Stewart Patrick, senior fellow and director of the Global Order and Institutions Program at the Washington think tank Carnegie Endowment for International Peace, wrote in an analysis that Biden's task this year is "immense" compared to his first address to the U.N. as president.
"Last year, the U.S. leader won easy plaudits as the `anti-Trump,' pledging that `America was back,'" Patrick said. "This year demands more. The liberal, rules-based international system is reeling, battered by Russian aggression, Chinese ambitions, authoritarian assaults, a halting pandemic recovery, quickening climate change, skepticism of the U.N.'s relevance, and gnawing doubts about American staying power."

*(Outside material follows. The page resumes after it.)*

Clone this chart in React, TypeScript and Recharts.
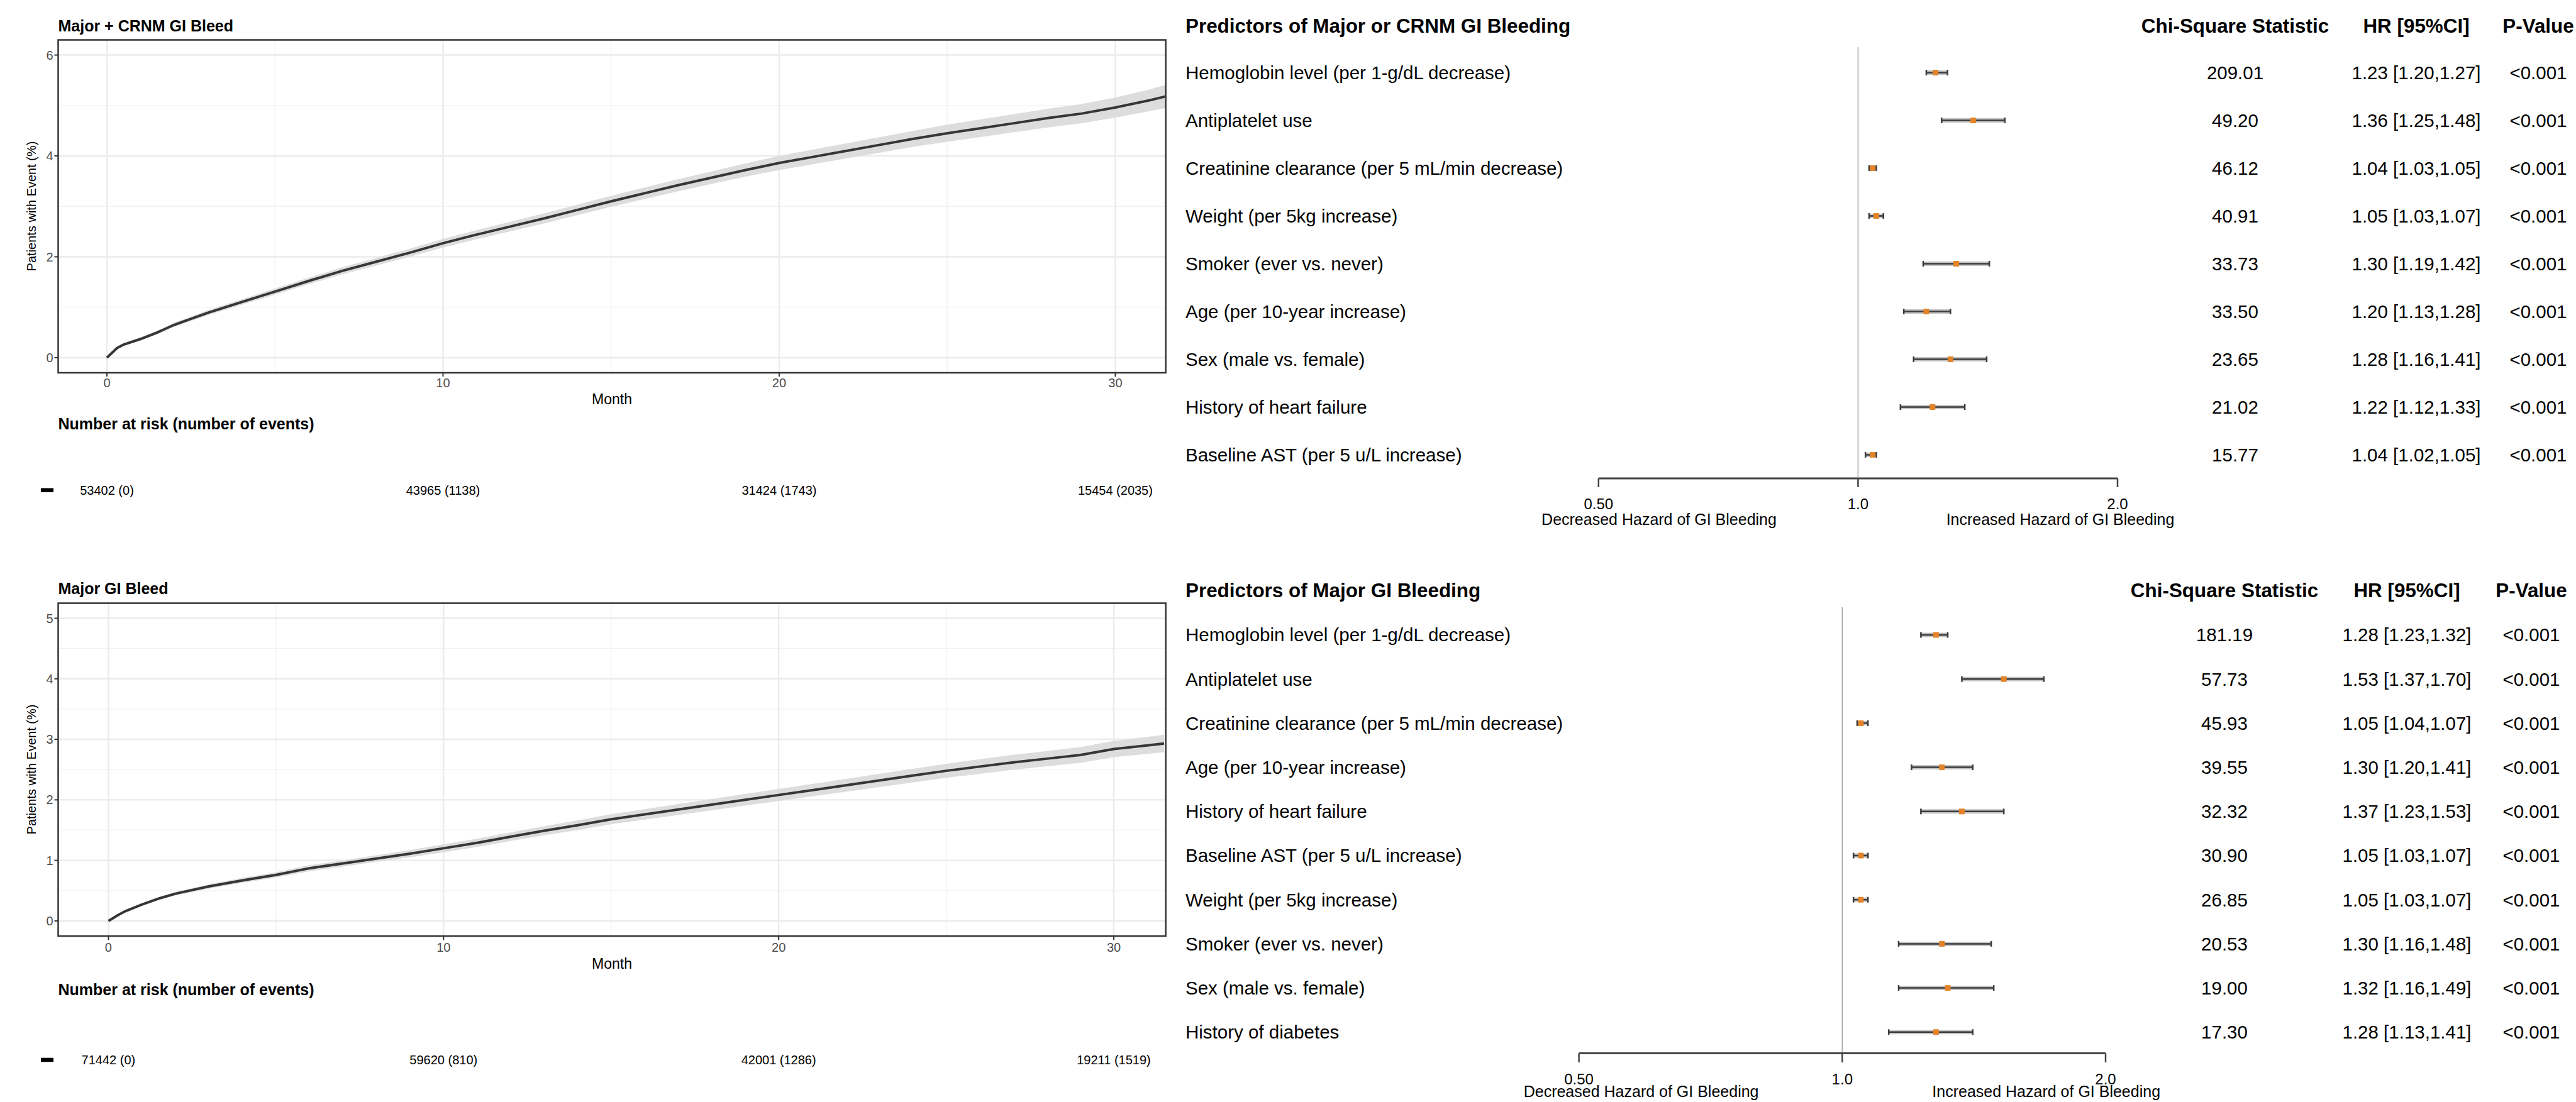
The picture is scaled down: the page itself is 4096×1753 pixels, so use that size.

Beyond diplomacy, the president is also doing some politicking. This year's gathering comes less than seven weeks before pivotal midterm elections in the United States. Shortly after arriving in Manhattan on Tuesday night, Biden spoke at a Democratic National Committee fundraiser for about 100 participants that raised nearly $2 million, and he's set to hold another fundraiser on Thursday before heading back to Washington.
His Wednesday address comes on the heels of Ukrainian forces retaking control of large stretches of territory near Kharkiv. But even as Ukrainian forces have racked up battlefield wins, much of Europe is feeling painful blowback from economic sanctions levied against Russia. A vast reduction in Russian oil and gas has led to a sharp jump in energy prices, skyrocketing inflation and growing risk of Europe slipping into a recession.
This year's U.N. gathering is back to being a full-scale, in-person event after two years of curtailed activity due to the pandemic. In 2020, the in-person gathering was canceled and leaders instead delivered prerecorded speeches; last year was a mix of in-person and prerecorded speeches. Biden and first lady Jill Biden were set to host a leaders' reception on Wednesday evening.